Sango business summit is about the economy generally but with a focus on the happenings in Sango, so the regional thing about the summit is that all the kinds of businesses found everywhere are in Sango.

 

They are internationally based and have their international outlets everywhere, so that will attract them to Sango.

 

Sango deserves more focus than it is getting at the moment. The city is close to Lagos and Ogun and businesses in these two states can derive a lot of values from Sango if the potential is properly placed.

 

 

Infrastructure in Sango

Infrastructure for economic development is the theme of this particular edition. We want to highlight infrastructure as it affects Sango.

 

We are not talking of roads alone, we are talking of electricity and so many other things, and how they affect the economic growth of a state.

 

If you take Sango out of Ogun State, the revenue that will be lost will be colossal, so Ogun cannot afford to ignore Sango. Also, stakeholders must come together and contribute to its infrastructural growth.

 

Issues that need to be discussed at the summit include the role of the government, manufactures, corporate organisations in infrastructural development, and how to separate tax payment from social responsibility.

 
Economic worth of Sango

I will say without exaggeration that Sango contributes about 25 per cent to the economy of Ogun State.

 

Almost every major manufacturing firm is situated in Sango and that tells a lot about the economic importance of the city.

 
Sango deserves more

It takes a visionary leader to identify potential; Sango deserves more than it is getting at the moment.

 

For the first time in the history of Ogun State, good roads have sprung up in Sango, and that is the beginning.
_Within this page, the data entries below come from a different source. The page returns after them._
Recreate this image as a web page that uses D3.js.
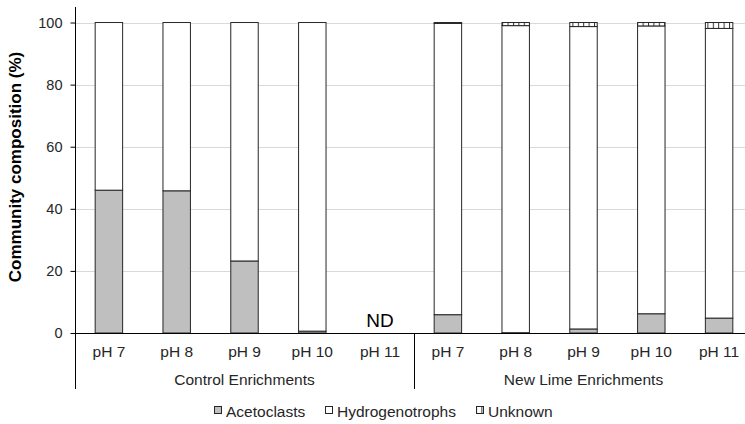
<!DOCTYPE html>
<html>
<head>
<meta charset="utf-8">
<script src="https://cdn.jsdelivr.net/npm/d3@7"></script>
<style>
  html, body { margin: 0; padding: 0; background: #fff; }
  svg { display: block; font-family: "Liberation Sans", Arial, sans-serif; }
</style>
</head>
<body>
<svg id="chart" width="745" height="424"></svg>
<script>
// ---- data ----
const categories = ["pH 7","pH 8","pH 9","pH 10","pH 11","pH 7","pH 8","pH 9","pH 10","pH 11"];
const groupNames = ["Control Enrichments","New Lime Enrichments"];
const groupSizes = [5, 5];
const acetoclasts     = [46.0, 45.8, 23.2, 0.6, null, 5.9, 0.1, 1.3, 6.2, 4.8];
const hydrogenotrophs = [54.0, 54.2, 76.8, 99.4, null, 93.8, 98.9, 97.4, 92.7, 93.3];
const unknown         = [0,    0,    0,    0,   null, 0.3,  1.0,  1.3,  1.1,  1.9];
const seriesNames = ["Acetoclasts","Hydrogenotrophs","Unknown"];
const yTicks = [0, 20, 40, 60, 80, 100];
const ndIndex = 4;

// ---- layout ----
const svg = d3.select("#chart");
const plotLeft = 75, plotRight = 753, plotTop = 7, plotBottom = 333;

const ids = categories.map((c, i) => i);
const x = d3.scaleBand().domain(ids).range([plotLeft, plotRight]).paddingInner(0.595).paddingOuter(0.2975);
const xs = d3.scaleBand().domain(ids).range([plotLeft, plotRight]).padding(0);
const y = d3.scaleLinear().domain([0, 105]).range([plotBottom, plotTop]);

// pattern for unknown
const defs = svg.append("defs");
const pat = defs.append("pattern").attr("id", "hatch").attr("patternUnits", "userSpaceOnUse")
  .attr("width", 5.4).attr("height", 10);
pat.append("rect").attr("width", 5.4).attr("height", 10).attr("fill", "#fff");
pat.append("line").attr("x1", 0.5).attr("x2", 0.5).attr("y1", 0).attr("y2", 10)
  .attr("stroke", "#333").attr("stroke-width", 1);

// gridlines
svg.append("g").selectAll("line").data(yTicks.filter(t => t > 0)).join("line")
  .attr("x1", plotLeft).attr("x2", 745)
  .attr("y1", d => Math.round(y(d)) + 0.5).attr("y2", d => Math.round(y(d)) + 0.5)
  .attr("stroke", "#d9d9d9").attr("stroke-width", 1);

// stacked bars
const rows = ids.map(i => ({ i, Acetoclasts: acetoclasts[i], Hydrogenotrophs: hydrogenotrophs[i], Unknown: unknown[i] }))
  .filter(r => r.Acetoclasts !== null);
const stack = d3.stack().keys(seriesNames)(rows);
const fills = { Acetoclasts: "#bfbfbf", Hydrogenotrophs: "#ffffff", Unknown: "url(#hatch)" };

svg.append("g").selectAll("g").data(stack).join("g")
  .attr("fill", d => fills[d.key])
  .selectAll("rect").data(d => d.filter(p => p[1] - p[0] > 0)).join("rect")
  .attr("x", d => x(d.data.i))
  .attr("width", x.bandwidth())
  .attr("y", d => y(d[1]))
  .attr("height", d => y(d[0]) - y(d[1]))
  .attr("stroke", "#262626").attr("stroke-width", 1);

// ND label
svg.append("text").attr("x", xs(ndIndex) + xs.bandwidth() / 2).attr("y", 327)
  .attr("text-anchor", "middle").attr("font-size", 19).attr("fill", "#000").text("ND");

// y axis
const yAxis = d3.axisLeft(y).tickValues(yTicks).tickSize(5).tickPadding(8);
const ga = svg.append("g").attr("transform", `translate(${plotLeft + 0.5},0)`).call(yAxis);
ga.select(".domain").remove();
ga.selectAll(".tick line").attr("stroke", "#000");
ga.selectAll(".tick text").attr("font-size", 14.5).attr("fill", "#262626")
  .attr("font-family", "'Liberation Sans', Arial, sans-serif");

// axis line, baseline and separators
svg.append("line").attr("x1", plotLeft + 0.5).attr("x2", plotLeft + 0.5).attr("y1", plotTop).attr("y2", 389)
  .attr("stroke", "#000");
svg.append("line").attr("x1", plotLeft).attr("x2", 745).attr("y1", plotBottom + 0.5).attr("y2", plotBottom + 0.5)
  .attr("stroke", "#000");
let acc = 0;
groupSizes.forEach((n, g) => {
  const start = acc; acc += n;
  if (g > 0) {
    const sx = Math.round(xs(start)) + 0.5;
    svg.append("line").attr("x1", sx).attr("x2", sx).attr("y1", plotBottom).attr("y2", 389).attr("stroke", "#000");
  }
  const cx = (xs(start) + xs(acc - 1) + xs.bandwidth()) / 2;
  svg.append("text").attr("x", cx).attr("y", 385).attr("text-anchor", "middle")
    .attr("font-size", 15.5).attr("fill", "#262626").text(groupNames[g]);
});

// category labels
svg.append("g").selectAll("text").data(ids).join("text")
  .attr("x", i => xs(i) + xs.bandwidth() / 2).attr("y", 357)
  .attr("text-anchor", "middle").attr("font-size", 15.5).attr("fill", "#262626")
  .text(i => categories[i]);

// y title
svg.append("text").attr("transform", "translate(21,167) rotate(-90)")
  .attr("text-anchor", "middle").attr("font-size", 17).attr("font-weight", "bold").attr("fill", "#000")
  .text("Community composition (%)");

// legend
const legendX = [214, 325, 476];
const lg = svg.append("g").selectAll("g").data(seriesNames).join("g")
  .attr("transform", (d, i) => `translate(${legendX[i]},0)`);
lg.append("rect").attr("x", 0.5).attr("y", 406.5).attr("width", 7).attr("height", 7)
  .attr("fill", d => fills[d]).attr("stroke", "#262626").attr("stroke-width", 1);
lg.append("text").attr("x", 12).attr("y", 416.5).attr("font-size", 15.5).attr("fill", "#262626").text(d => d);
</script>
</body>
</html>
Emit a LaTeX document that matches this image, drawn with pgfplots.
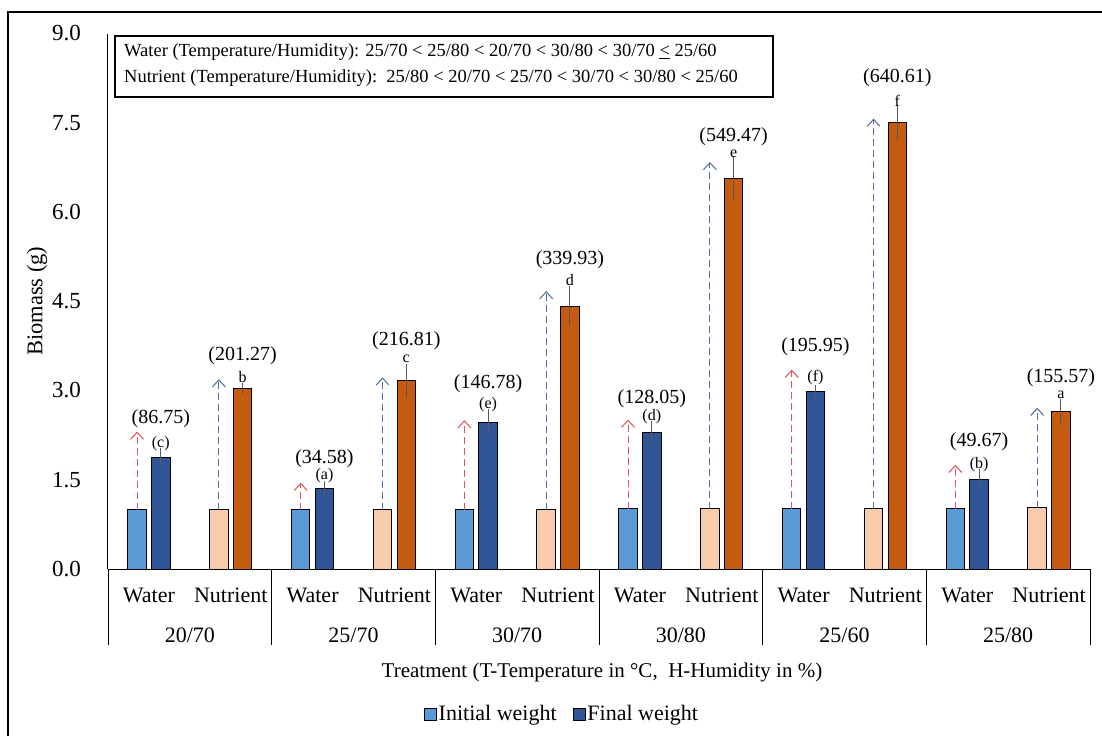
\documentclass[border=0pt]{standalone}
\usepackage{fontspec}
\setmainfont{Liberation Serif}
\usepackage{pgfplots}
\pgfplotsset{compat=1.18}
\usetikzlibrary{arrows.meta}
\definecolor{wInit}{HTML}{5B9BD5}
\definecolor{wFin}{HTML}{2F5597}
\definecolor{nInit}{HTML}{F8CBAD}
\definecolor{nFin}{HTML}{C55A11}
\definecolor{arrRed}{HTML}{E0505A}
\definecolor{arrBlue}{HTML}{4D6E9E}
\definecolor{errGray}{HTML}{595959}
\begin{document}
\begin{tikzpicture}[font=\fontsize{20}{24}\selectfont]
\useasboundingbox (-108pt,-167pt) rectangle (994pt,569pt);
\draw[line width=1.2pt] (-100pt,-167pt) -- (-100pt,557pt) -- (994pt,557pt);
\begin{axis}[
  at={(0pt,0pt)}, anchor=south west,
  width=982pt, height=535.5pt, scale only axis,
  xmin=-0.5, xmax=11.5, ymin=0, ymax=9,
  axis lines*=left,
  axis line style={line width=1pt, black},
  major tick length=0pt,
  ytick={0,1.5,3,4.5,6,7.5,9},
  yticklabel style={/pgf/number format/fixed, /pgf/number format/fixed zerofill,
    /pgf/number format/precision=1, /pgf/number format/assume math mode=true,
    anchor=east, inner sep=0pt, xshift=-27pt, font=\fontsize{23}{26}\selectfont},
  xtick={0,...,11},
  xticklabels={Water,Nutrient,Water,Nutrient,Water,Nutrient,Water,Nutrient,Water,Nutrient,Water,Nutrient},
  xticklabel style={anchor=center, yshift=-26pt, font=\fontsize{22}{26}\selectfont},
  xlabel={Treatment (T-Temperature in °C,\ \ H-Humidity in \%)},
  xlabel style={at={(axis description cs:0.503,-0.1923)}, anchor=center, font=\fontsize{21}{25}\selectfont},
  ylabel={Biomass (g)},
  ylabel style={at={(axis description cs:-0.0723,0.5)}, anchor=center, font=\fontsize{22.5}{26}\selectfont},
  legend columns=2,
  legend style={at={(axis description cs:0.4623,-0.2708)}, anchor=center, draw=none, fill=none,
    font=\fontsize{22}{26}\selectfont,
    /tikz/every even column/.append style={column sep=14pt}, inner sep=0pt},
  clip=false,
]
% Water initial
\addplot[ybar, bar width=0.226, bar shift=0pt, fill=wInit, draw=black, line width=1pt, forget plot]
  coordinates {(-0.145,1.00) (1.855,1.00) (3.855,1.00) (5.855,1.01) (7.855,1.01) (9.855,1.01)};
% Water final
\addplot[ybar, bar width=0.226, bar shift=0pt, fill=wFin, draw=black, line width=1pt, forget plot,
  error bars/.cd, y dir=both, y explicit,
  error bar style={errGray, line width=1pt},
  error mark options={errGray, line width=1pt, mark size=5pt}]
  coordinates {(0.145,1.87) +- (0,0.075) (2.145,1.35) +- (0,0.05) (4.145,2.47) +- (0,0.13)
               (6.145,2.30) +- (0,0.10) (8.145,2.99) +- (0,0.02) (10.145,1.51) +- (0,0.08)};
% Nutrient initial
\addplot[ybar, bar width=0.226, bar shift=0pt, fill=nInit, draw=black, line width=1pt, forget plot]
  coordinates {(0.855,1.00) (2.855,1.00) (4.855,1.00) (6.855,1.01) (8.855,1.01) (10.855,1.03)};
% Nutrient final
\addplot[ybar, bar width=0.226, bar shift=0pt, fill=nFin, draw=black, line width=1pt, forget plot,
  error bars/.cd, y dir=both, y explicit,
  error bar style={errGray, line width=1pt},
  error mark options={errGray, line width=1pt, mark size=5pt}]
  coordinates {(1.145,3.03) +- (0,0.01) (3.145,3.16) +- (0,0.20) (5.145,4.42) +- (0,0.25)
               (7.145,6.56) +- (0,0.28) (9.145,7.50) +- (0,0.21) (11.145,2.64) +- (0,0.13)};
% arrows
\pgfplotsset{warr/.style={arrRed, dash pattern=on 7pt off 4pt, line width=1pt, -{Straight Barb[length=7pt,width=13pt]}, forget plot},
             narr/.style={arrBlue, dash pattern=on 7pt off 4pt, line width=1pt, -{Straight Barb[length=7pt,width=13pt]}, forget plot}}
\addplot[warr] coordinates {(-0.145,1.00) (-0.145,2.31)};
\addplot[warr] coordinates {(1.855,1.00) (1.855,1.45)};
\addplot[warr] coordinates {(3.855,1.00) (3.855,2.50)};
\addplot[warr] coordinates {(5.855,1.01) (5.855,2.51)};
\addplot[warr] coordinates {(7.855,1.01) (7.855,3.35)};
\addplot[warr] coordinates {(9.855,1.01) (9.855,1.75)};
\addplot[narr] coordinates {(0.855,1.00) (0.855,3.19)};
\addplot[narr] coordinates {(2.855,1.00) (2.855,3.22)};
\addplot[narr] coordinates {(4.855,1.00) (4.855,4.67)};
\addplot[narr] coordinates {(6.855,1.01) (6.855,6.84)};
\addplot[narr] coordinates {(8.855,1.01) (8.855,7.57)};
\addplot[narr] coordinates {(10.855,1.03) (10.855,2.71)};
% legend
\addlegendimage{legend image code/.code={\draw[fill=wInit, draw=black, line width=0.8pt] (0pt,-6pt) rectangle (12pt,6pt);}}
\addlegendentry{Initial weight}
\addlegendimage{legend image code/.code={\draw[fill=wFin, draw=black, line width=0.8pt] (0pt,-6pt) rectangle (12pt,6pt);}}
\addlegendentry{Final weight}
% percentage labels
\begin{scope}[every node/.style={inner sep=1pt}]
\node at (axis cs:0.145,2.53) {(86.75)};
\node at (axis cs:2.145,1.86) {(34.58)};
\node at (axis cs:4.145,3.12) {(146.78)};
\node at (axis cs:6.145,2.87) {(128.05)};
\node at (axis cs:8.145,3.73) {(195.95)};
\node at (axis cs:10.145,2.14) {(49.67)};
\node at (axis cs:1.145,3.59) {(201.27)};
\node at (axis cs:3.145,3.84) {(216.81)};
\node at (axis cs:5.145,5.20) {(339.93)};
\node at (axis cs:7.145,7.27) {(549.47)};
\node at (axis cs:9.145,8.25) {(640.61)};
\node at (axis cs:11.145,3.21) {(155.57)};
\end{scope}
% letters
\begin{scope}[every node/.style={inner sep=0.5pt}, font=\fontsize{16}{18}\selectfont]
\node at (axis cs:0.145,2.11) {(c)};
\node at (axis cs:2.145,1.57) {(a)};
\node at (axis cs:4.145,2.76) {(e)};
\node at (axis cs:6.145,2.56) {(d)};
\node at (axis cs:8.145,3.21) {(f)};
\node at (axis cs:10.145,1.76) {(b)};
\node at (axis cs:1.145,3.22) {b};
\node at (axis cs:3.145,3.54) {c};
\node at (axis cs:5.145,4.85) {d};
\node at (axis cs:7.145,6.97) {e};
\node at (axis cs:9.145,7.87) {f};
\node at (axis cs:11.145,2.92) {a};
\end{scope}
% group separators and labels
\draw[line width=0.8pt] (axis cs:-0.5,0) -- ++(0pt,-76pt);
\draw[line width=0.8pt] (axis cs:1.5,0) -- ++(0pt,-76pt);
\draw[line width=0.8pt] (axis cs:3.5,0) -- ++(0pt,-76pt);
\draw[line width=0.8pt] (axis cs:5.5,0) -- ++(0pt,-76pt);
\draw[line width=0.8pt] (axis cs:7.5,0) -- ++(0pt,-76pt);
\draw[line width=0.8pt] (axis cs:9.5,0) -- ++(0pt,-76pt);
\draw[line width=0.8pt] (axis cs:11.5,0) -- ++(0pt,-76pt);
\begin{scope}[font=\fontsize{22}{26}\selectfont]
\node at ([yshift=-66pt]axis cs:0.5,0) {20/70};
\node at ([yshift=-66pt]axis cs:2.5,0) {25/70};
\node at ([yshift=-66pt]axis cs:4.5,0) {30/70};
\node at ([yshift=-66pt]axis cs:6.5,0) {30/80};
\node at ([yshift=-66pt]axis cs:8.5,0) {25/60};
\node at ([yshift=-66pt]axis cs:10.5,0) {25/80};
\end{scope}
\end{axis}
% header box
\draw[line width=1.5pt] (7pt,472pt) rectangle (665pt,533pt);
\node[anchor=west, inner sep=0pt, font=\fontsize{18.5}{22}\selectfont] at (16pt,517pt)
  {Water (Temperature/Humidity): 25/70 < 25/80 < 20/70 < 30/80 < 30/70 \underline{<} 25/60};
\node[anchor=west, inner sep=0pt, font=\fontsize{18.5}{22}\selectfont] at (16pt,491pt)
  {Nutrient (Temperature/Humidity):\ \ 25/80 < 20/70 < 25/70 < 30/70 < 30/80 < 25/60};
\end{tikzpicture}
\end{document}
One of the reasons why the summit is key is that it will enable Sango to get its share of development.

 
Government role in business summit

The Ministry of Commerce and Industry has endorsed the summit and that means the government is participating. We may ask it to encourage local governments to exhibit their potential.

 

These days exhibition is not in form of carrying goods around. IT (information technology) has taken things beyond that.

 

We can take pictures of very great things in your locality and put them in your stand and at the press of a button people will see all the potential you want them to see.

 

 

Benefits to exhibitors

There are a lot of benefits not only to exhibitors but to other stakeholders such as consumers, the government, the media, manufacturers, and the international community.

 

Exhibitors will also have patronage from participants, which will translate to direct sales and customer-manufacturer interactive fora.

 

Enquiries will be made, information shared, and answers provided to vital questions.

 
Benefits to community

Because it is an annual thing people will look forward to it, the community will surely benefit.

 

It is not about companies here alone, other companies in other states may decide to participate, or even companies outside Nigeria. Because we are in the world of the internet people do marketing via internet.

 

The summit intends to bring buyers and sellers together.

 

If Jumia is on the net and it is in Sango then people who have been wanting to deal with Jumia will ask questions and share their ideas.

 

A manufacturing company can do product sampling and erect hospitality tents for people to rejoice with them over certain things.

 

All that is part of what we intend to achieve.

 

 

Your person and business

I am a businessman and I have a deep background in the media. I am also a script writer and an author of published books.

 

I have done the biographies of key individuals in this country. I did a research on teenagers and published a book on it; I used to have an organisation called “Teenager Rescue Alliance”.

 

I was keen on building teenagers because the teenage world is very vital to human development.

 

Today, I am a tourism expert and manage hotels and tourist outlets. We engage in leisure services, too. Golden Legacy Hotels and Leisure Services has a couple of hotels in Lagos, Abeokuta, Ibadan, and Asaba.

 

We manage them in the right perspective, create standards, and global practices. We encourage the ethics of hospitality management in all the hotels we manage.